# [PROBLEM REQUIREMENTS]
Copy the lines holding the word "that", all of them.

# [SUPPLIED INFORMATION]
┌──

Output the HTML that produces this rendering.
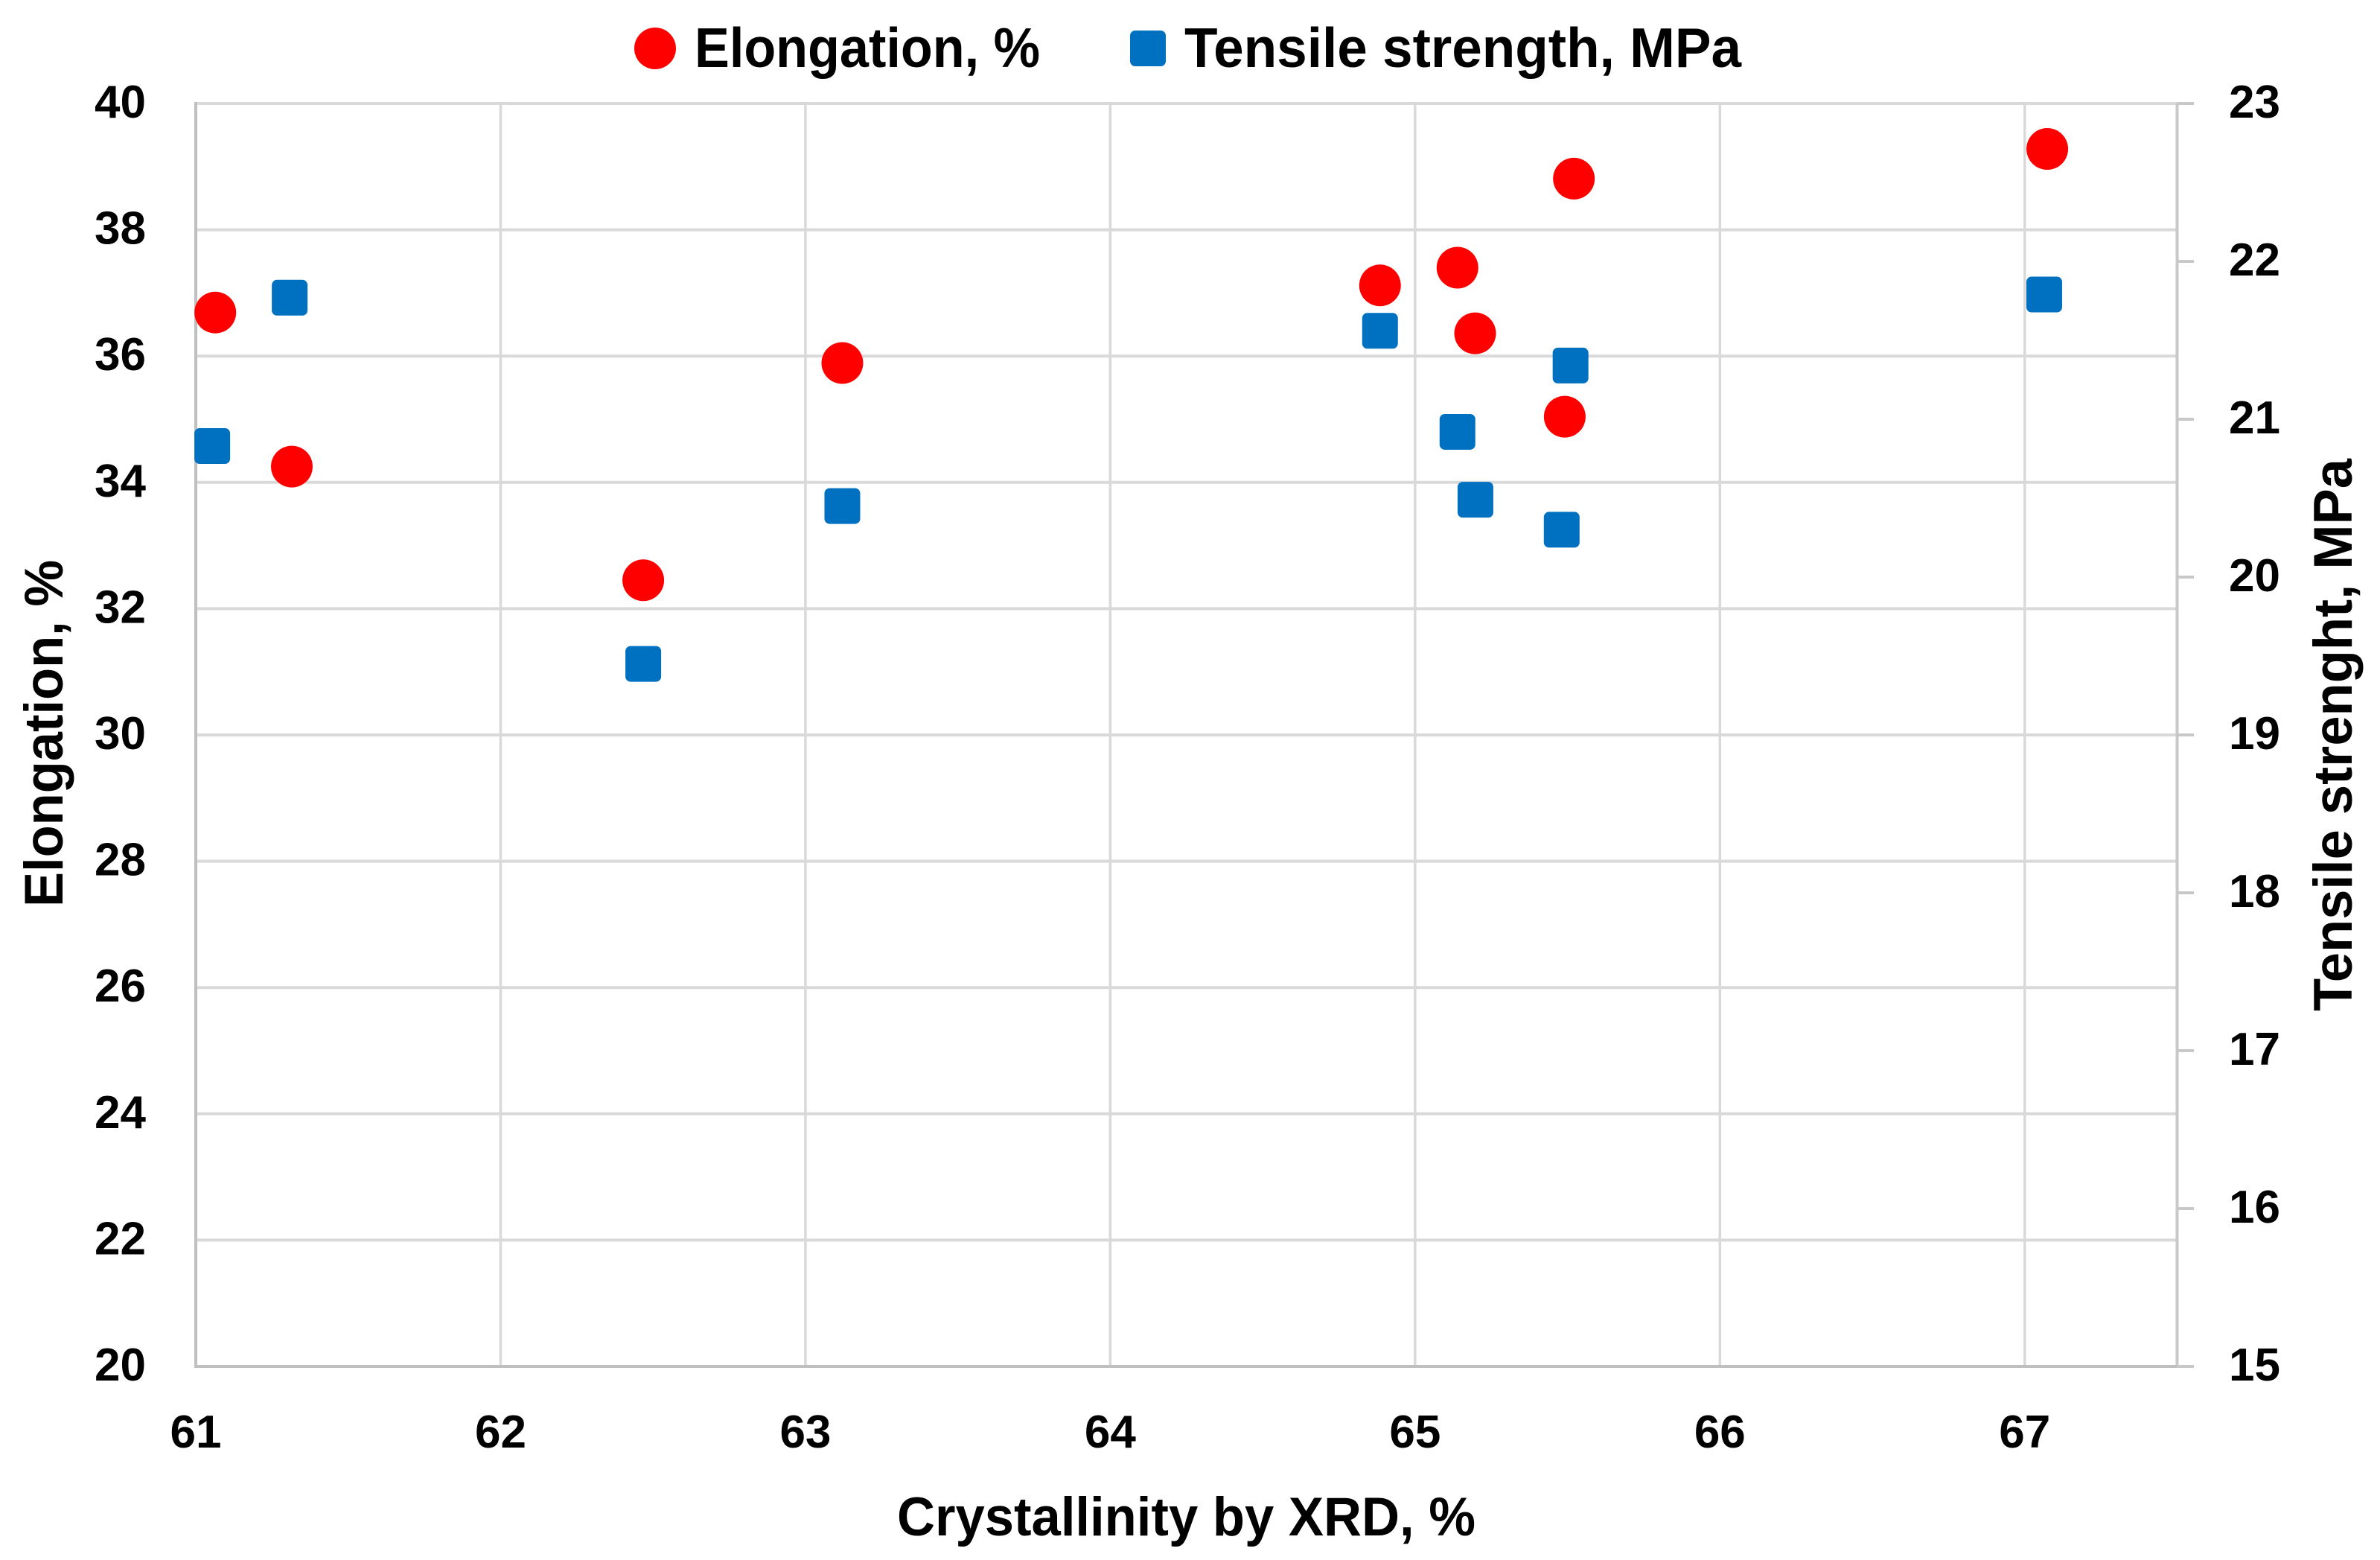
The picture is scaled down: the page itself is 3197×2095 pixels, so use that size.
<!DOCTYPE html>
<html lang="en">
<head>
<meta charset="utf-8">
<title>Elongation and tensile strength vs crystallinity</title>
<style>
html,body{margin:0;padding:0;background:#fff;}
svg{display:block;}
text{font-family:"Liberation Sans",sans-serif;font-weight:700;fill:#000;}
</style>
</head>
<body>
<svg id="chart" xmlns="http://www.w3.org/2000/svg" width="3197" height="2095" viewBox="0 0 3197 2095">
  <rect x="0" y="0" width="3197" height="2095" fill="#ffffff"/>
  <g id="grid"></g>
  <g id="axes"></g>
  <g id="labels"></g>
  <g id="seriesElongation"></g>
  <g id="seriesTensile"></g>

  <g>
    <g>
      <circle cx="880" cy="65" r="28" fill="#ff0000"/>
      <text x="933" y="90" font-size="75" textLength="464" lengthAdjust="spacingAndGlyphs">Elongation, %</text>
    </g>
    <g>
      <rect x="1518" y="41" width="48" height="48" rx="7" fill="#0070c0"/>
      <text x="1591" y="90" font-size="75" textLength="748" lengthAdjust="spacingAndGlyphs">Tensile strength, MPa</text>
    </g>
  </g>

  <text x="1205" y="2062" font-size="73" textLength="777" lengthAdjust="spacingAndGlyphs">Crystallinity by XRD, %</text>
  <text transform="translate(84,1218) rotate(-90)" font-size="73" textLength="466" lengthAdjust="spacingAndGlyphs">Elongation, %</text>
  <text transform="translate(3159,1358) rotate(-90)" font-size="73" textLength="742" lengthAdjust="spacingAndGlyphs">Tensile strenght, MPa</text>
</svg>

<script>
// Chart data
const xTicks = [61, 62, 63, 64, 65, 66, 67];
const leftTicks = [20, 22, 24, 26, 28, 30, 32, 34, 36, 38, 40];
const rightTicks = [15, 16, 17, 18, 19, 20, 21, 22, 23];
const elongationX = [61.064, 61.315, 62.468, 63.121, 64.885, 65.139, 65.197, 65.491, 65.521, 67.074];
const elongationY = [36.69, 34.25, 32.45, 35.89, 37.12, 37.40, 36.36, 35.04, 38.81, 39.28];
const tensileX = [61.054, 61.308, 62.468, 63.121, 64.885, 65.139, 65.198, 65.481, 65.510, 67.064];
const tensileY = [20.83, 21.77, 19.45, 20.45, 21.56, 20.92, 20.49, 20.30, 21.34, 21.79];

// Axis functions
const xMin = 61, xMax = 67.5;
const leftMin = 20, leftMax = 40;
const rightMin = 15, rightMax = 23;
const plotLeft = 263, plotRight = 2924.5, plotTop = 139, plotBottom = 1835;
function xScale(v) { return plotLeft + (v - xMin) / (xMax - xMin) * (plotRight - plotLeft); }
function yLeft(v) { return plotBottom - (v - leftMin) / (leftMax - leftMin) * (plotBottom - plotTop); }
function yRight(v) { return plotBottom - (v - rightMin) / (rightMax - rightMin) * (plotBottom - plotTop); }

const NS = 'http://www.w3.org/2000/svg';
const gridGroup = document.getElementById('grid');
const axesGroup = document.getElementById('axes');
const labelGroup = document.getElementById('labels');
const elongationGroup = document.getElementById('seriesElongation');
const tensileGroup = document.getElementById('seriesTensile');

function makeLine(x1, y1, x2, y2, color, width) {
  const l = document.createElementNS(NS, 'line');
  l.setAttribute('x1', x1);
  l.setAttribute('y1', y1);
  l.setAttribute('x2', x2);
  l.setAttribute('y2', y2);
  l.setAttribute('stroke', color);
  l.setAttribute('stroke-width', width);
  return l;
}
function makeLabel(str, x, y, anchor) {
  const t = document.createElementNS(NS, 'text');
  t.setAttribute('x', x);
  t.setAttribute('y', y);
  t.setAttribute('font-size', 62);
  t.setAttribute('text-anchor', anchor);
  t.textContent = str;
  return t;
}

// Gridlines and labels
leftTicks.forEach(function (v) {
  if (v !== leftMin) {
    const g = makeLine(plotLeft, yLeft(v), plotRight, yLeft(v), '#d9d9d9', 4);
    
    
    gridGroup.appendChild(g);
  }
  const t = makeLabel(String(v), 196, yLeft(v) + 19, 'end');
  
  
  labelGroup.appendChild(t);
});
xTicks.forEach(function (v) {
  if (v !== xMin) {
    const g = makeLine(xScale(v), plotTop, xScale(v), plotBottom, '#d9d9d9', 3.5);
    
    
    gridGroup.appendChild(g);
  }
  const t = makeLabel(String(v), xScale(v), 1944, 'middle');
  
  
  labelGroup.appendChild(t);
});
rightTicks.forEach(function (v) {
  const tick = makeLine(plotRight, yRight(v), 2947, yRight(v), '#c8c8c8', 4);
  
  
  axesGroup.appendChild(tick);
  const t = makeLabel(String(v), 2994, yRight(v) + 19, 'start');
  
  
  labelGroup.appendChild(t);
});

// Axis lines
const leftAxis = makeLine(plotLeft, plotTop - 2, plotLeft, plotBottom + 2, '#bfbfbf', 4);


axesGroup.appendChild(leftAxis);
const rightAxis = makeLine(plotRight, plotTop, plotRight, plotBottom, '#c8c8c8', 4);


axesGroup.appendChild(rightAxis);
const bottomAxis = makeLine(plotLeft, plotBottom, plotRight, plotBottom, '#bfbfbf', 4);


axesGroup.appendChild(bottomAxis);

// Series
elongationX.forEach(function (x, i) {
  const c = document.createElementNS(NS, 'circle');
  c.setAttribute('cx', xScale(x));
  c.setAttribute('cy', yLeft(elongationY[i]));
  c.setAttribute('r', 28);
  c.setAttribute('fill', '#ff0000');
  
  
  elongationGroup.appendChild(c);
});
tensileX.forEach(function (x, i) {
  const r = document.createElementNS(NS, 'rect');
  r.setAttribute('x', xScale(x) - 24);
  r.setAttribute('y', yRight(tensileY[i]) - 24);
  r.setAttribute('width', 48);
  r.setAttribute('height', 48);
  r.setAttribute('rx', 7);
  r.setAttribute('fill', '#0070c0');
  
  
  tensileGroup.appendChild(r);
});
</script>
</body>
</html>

└──

# [RESPONSE TO THE EXERCISE]
Output the HTML that produces this rendering.
The picture is scaled down: the page itself is 3197×2095 pixels, so use that size.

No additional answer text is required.